## Required work
Reproduce, word for word, only the lines from the one containing "Emit a LaTeX" through the one containing "minimum width=190\px, minimum", both included.

+++ Recorded data

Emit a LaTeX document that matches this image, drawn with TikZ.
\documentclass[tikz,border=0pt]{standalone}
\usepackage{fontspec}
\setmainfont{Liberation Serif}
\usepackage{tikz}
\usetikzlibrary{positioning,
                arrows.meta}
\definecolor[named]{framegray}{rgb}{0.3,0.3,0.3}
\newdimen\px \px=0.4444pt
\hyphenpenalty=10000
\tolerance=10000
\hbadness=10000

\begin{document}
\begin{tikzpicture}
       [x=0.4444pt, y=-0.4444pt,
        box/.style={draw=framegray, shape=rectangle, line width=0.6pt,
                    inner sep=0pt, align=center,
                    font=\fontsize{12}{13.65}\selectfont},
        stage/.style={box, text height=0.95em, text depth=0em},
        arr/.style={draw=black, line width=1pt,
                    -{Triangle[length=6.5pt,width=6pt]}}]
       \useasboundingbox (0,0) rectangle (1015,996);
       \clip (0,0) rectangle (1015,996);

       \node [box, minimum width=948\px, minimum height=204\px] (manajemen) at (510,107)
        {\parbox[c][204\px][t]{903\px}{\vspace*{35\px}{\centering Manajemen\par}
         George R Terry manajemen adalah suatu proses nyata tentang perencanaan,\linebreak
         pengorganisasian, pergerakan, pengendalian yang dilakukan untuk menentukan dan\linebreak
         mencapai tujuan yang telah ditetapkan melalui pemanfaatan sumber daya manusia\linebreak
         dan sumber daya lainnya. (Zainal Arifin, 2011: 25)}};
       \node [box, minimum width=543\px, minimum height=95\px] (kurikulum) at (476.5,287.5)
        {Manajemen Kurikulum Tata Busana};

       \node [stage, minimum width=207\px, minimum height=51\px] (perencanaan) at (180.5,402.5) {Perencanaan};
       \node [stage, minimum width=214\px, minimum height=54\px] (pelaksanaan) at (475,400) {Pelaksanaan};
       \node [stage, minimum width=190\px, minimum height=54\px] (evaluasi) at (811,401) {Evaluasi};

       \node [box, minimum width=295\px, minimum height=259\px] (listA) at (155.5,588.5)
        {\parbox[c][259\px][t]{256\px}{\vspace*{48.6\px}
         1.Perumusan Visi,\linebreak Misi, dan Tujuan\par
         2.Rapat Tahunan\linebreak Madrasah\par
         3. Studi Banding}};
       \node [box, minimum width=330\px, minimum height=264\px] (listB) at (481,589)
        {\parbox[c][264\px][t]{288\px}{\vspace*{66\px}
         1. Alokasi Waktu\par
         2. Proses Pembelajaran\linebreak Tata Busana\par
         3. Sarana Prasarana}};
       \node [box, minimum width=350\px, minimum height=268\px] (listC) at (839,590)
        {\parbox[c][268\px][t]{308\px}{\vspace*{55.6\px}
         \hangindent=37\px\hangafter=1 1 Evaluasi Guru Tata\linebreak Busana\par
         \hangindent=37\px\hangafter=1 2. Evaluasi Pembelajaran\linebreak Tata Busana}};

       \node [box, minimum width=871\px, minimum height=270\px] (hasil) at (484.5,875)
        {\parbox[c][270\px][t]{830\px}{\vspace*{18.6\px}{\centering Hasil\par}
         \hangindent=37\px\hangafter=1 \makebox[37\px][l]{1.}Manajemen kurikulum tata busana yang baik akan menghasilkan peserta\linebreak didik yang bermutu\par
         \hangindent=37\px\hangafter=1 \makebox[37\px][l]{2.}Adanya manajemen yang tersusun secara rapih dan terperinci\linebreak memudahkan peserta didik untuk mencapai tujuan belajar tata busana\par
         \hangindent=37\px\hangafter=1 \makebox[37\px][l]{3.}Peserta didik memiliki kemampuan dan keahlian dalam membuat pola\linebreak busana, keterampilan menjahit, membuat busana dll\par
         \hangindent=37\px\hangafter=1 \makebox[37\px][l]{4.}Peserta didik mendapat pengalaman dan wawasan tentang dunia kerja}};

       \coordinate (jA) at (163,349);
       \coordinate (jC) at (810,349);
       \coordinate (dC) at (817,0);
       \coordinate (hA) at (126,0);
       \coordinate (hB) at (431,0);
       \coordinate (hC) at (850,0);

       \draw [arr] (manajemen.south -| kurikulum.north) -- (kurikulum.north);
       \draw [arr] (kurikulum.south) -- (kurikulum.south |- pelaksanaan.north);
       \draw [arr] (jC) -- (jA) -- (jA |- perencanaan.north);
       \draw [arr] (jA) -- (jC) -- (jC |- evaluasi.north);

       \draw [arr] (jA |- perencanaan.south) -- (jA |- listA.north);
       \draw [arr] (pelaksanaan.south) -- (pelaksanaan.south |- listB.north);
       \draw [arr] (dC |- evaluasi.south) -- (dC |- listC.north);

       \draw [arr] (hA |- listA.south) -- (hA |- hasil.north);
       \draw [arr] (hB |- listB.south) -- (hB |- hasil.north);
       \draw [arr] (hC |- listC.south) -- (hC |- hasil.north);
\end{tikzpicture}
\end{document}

++++++
+++ Recorded data

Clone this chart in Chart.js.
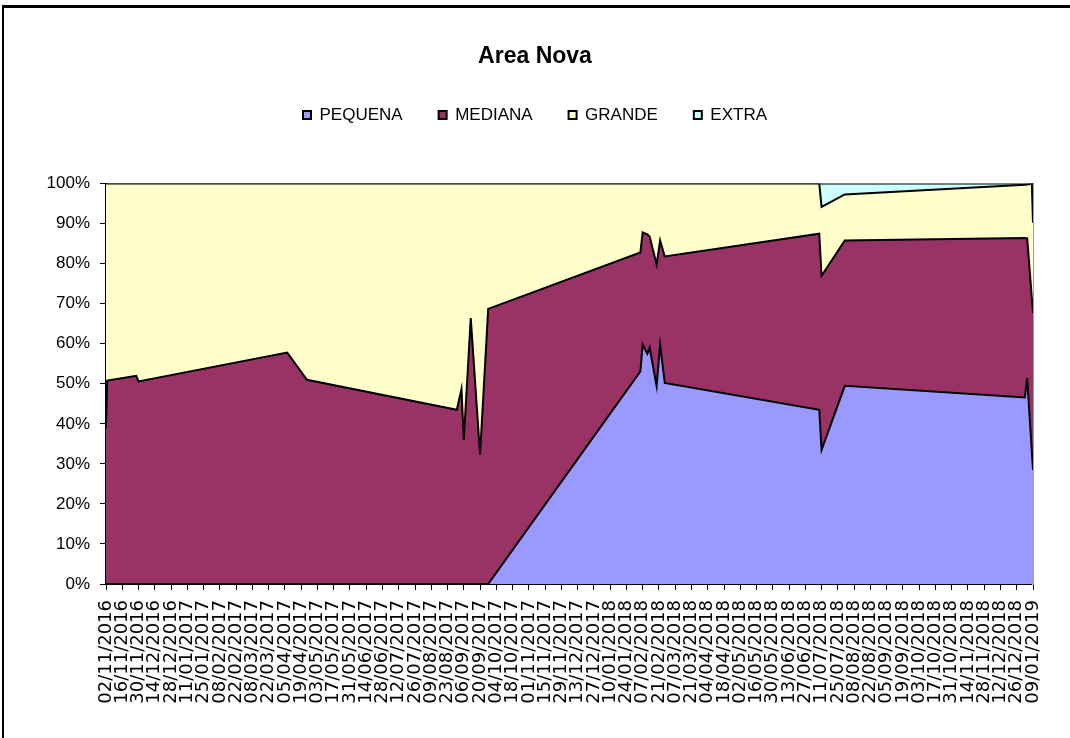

++++++

## Expected answer
Emit a LaTeX document that matches this image, drawn with TikZ.
\documentclass[tikz,border=0pt]{standalone}
\usepackage{fontspec}
\setmainfont{Liberation Serif}
\usepackage{tikz}
\usetikzlibrary{positioning,
                arrows.meta}
\definecolor[named]{framegray}{rgb}{0.3,0.3,0.3}
\newdimen\px \px=0.4444pt
\hyphenpenalty=10000
\tolerance=10000
\hbadness=10000

\begin{document}
\begin{tikzpicture}
       [x=0.4444pt, y=-0.4444pt,
        box/.style={draw=framegray, shape=rectangle, line width=0.6pt,
                    inner sep=0pt, align=center,
                    font=\fontsize{12}{13.65}\selectfont},
        stage/.style={box, text height=0.95em, text depth=0em},
        arr/.style={draw=black, line width=1pt,
                    -{Triangle[length=6.5pt,width=6pt]}}]
       \useasboundingbox (0,0) rectangle (1015,996);
       \clip (0,0) rectangle (1015,996);

       \node [box, minimum width=948\px, minimum height=204\px] (manajemen) at (510,107)
        {\parbox[c][204\px][t]{903\px}{\vspace*{35\px}{\centering Manajemen\par}
         George R Terry manajemen adalah suatu proses nyata tentang perencanaan,\linebreak
         pengorganisasian, pergerakan, pengendalian yang dilakukan untuk menentukan dan\linebreak
         mencapai tujuan yang telah ditetapkan melalui pemanfaatan sumber daya manusia\linebreak
         dan sumber daya lainnya. (Zainal Arifin, 2011: 25)}};
       \node [box, minimum width=543\px, minimum height=95\px] (kurikulum) at (476.5,287.5)
        {Manajemen Kurikulum Tata Busana};

       \node [stage, minimum width=207\px, minimum height=51\px] (perencanaan) at (180.5,402.5) {Perencanaan};
       \node [stage, minimum width=214\px, minimum height=54\px] (pelaksanaan) at (475,400) {Pelaksanaan};
       \node [stage, minimum width=190\px, minimum height=54\px] (evaluasi) at (811,401) {Evaluasi};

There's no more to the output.